(OBJECTIVE) Do not repeat pictures. Repeat exactly the lines of the listing below from its first line through the line with "Chart.register(...registerables);".

###

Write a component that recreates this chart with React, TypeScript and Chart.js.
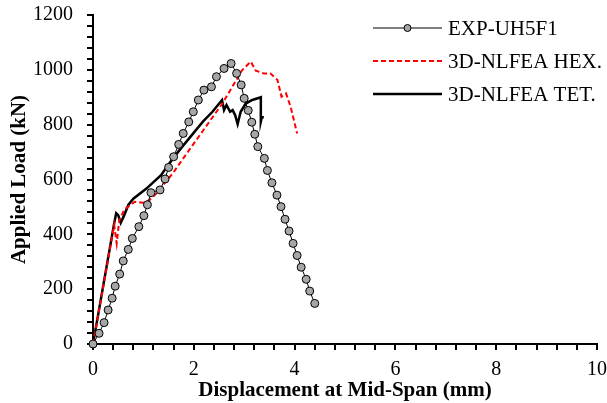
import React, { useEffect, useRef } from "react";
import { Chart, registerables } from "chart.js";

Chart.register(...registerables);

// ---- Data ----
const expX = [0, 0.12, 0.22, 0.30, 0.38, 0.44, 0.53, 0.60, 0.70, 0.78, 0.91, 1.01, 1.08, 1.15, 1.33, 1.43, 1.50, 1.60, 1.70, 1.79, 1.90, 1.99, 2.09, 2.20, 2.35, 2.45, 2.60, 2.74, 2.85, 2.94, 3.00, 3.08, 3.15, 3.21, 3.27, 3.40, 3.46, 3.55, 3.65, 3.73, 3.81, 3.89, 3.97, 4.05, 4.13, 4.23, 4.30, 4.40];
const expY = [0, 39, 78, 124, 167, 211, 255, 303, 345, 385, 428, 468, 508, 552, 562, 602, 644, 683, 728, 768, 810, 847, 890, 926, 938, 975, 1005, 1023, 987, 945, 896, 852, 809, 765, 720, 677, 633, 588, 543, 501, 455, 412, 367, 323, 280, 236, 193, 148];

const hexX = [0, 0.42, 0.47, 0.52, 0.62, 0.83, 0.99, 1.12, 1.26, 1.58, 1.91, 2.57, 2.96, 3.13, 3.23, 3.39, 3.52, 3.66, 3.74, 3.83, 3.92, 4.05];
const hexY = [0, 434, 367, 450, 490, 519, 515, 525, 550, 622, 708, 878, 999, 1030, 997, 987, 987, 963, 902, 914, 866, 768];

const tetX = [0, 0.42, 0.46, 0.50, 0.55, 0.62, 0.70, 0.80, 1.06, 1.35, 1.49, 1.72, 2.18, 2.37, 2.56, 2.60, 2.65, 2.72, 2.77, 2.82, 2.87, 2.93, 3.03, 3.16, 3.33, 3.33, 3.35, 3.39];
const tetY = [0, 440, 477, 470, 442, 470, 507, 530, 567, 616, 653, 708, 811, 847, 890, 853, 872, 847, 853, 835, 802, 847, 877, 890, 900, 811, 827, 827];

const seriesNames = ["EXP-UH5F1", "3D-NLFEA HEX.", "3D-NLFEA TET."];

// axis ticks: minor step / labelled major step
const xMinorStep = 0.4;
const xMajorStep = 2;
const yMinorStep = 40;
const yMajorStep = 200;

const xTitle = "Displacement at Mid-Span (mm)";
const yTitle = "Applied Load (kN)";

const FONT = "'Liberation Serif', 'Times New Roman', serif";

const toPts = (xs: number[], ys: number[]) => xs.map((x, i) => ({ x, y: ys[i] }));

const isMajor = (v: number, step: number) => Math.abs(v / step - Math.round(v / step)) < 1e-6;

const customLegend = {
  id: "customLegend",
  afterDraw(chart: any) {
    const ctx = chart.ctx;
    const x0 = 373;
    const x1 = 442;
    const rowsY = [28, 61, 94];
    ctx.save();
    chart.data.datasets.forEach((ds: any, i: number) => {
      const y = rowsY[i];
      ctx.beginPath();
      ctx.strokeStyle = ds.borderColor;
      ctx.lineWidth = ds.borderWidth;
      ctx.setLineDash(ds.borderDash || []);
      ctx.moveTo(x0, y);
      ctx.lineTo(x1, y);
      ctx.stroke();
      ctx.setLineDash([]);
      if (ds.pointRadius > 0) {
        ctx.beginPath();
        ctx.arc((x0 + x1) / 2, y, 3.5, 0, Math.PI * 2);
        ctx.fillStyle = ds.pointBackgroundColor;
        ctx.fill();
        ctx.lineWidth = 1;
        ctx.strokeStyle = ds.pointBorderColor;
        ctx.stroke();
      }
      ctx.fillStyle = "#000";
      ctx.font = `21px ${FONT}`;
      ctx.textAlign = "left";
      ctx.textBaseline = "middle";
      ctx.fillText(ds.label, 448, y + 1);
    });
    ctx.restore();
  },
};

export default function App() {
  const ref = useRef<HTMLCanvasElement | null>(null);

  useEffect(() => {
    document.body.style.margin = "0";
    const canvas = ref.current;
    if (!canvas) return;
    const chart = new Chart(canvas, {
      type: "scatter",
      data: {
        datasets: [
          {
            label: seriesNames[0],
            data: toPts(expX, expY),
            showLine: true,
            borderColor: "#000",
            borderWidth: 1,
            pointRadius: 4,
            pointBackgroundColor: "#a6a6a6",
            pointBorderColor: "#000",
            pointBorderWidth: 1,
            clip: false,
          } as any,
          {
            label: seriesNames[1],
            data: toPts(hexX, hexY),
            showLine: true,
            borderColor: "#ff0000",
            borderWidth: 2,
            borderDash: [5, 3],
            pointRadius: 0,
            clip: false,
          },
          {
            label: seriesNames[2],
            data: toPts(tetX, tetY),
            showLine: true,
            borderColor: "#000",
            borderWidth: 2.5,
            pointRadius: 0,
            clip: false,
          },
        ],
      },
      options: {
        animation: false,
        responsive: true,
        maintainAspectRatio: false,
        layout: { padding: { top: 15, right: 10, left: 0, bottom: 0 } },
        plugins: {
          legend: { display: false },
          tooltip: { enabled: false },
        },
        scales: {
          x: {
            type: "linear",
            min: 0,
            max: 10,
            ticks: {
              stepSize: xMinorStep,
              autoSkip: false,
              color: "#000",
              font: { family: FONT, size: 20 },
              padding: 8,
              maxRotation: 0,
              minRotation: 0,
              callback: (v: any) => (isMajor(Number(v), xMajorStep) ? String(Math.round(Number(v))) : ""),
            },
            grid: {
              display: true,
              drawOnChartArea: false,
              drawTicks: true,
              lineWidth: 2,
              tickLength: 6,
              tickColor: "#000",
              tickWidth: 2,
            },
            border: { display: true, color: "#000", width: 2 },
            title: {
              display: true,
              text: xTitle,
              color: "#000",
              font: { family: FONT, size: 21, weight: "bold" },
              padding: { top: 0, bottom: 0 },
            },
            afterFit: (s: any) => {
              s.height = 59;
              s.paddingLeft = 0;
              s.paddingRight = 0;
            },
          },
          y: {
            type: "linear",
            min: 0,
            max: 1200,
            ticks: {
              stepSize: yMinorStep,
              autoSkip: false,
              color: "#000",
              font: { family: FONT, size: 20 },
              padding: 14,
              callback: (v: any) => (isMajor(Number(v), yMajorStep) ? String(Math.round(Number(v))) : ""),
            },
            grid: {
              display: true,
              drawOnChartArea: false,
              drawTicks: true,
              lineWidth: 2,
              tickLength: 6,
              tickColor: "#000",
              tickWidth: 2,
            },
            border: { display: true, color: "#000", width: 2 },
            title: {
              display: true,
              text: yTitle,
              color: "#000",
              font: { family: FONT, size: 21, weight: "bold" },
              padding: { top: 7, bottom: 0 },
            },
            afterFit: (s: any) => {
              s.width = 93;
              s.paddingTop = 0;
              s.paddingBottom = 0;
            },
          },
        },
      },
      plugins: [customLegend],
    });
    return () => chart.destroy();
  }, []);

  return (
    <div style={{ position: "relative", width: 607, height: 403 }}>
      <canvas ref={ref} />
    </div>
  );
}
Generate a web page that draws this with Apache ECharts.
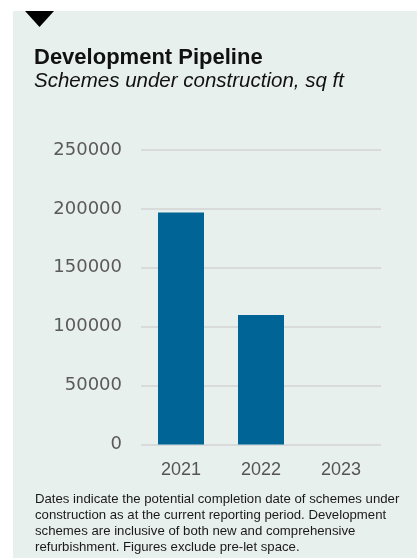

###

(IN RESPONSE)
Write a component that recreates this chart with React, TypeScript and Chart.js.
import React, { useEffect, useRef } from "react";
import { Chart, registerables } from "chart.js";

Chart.register(...registerables);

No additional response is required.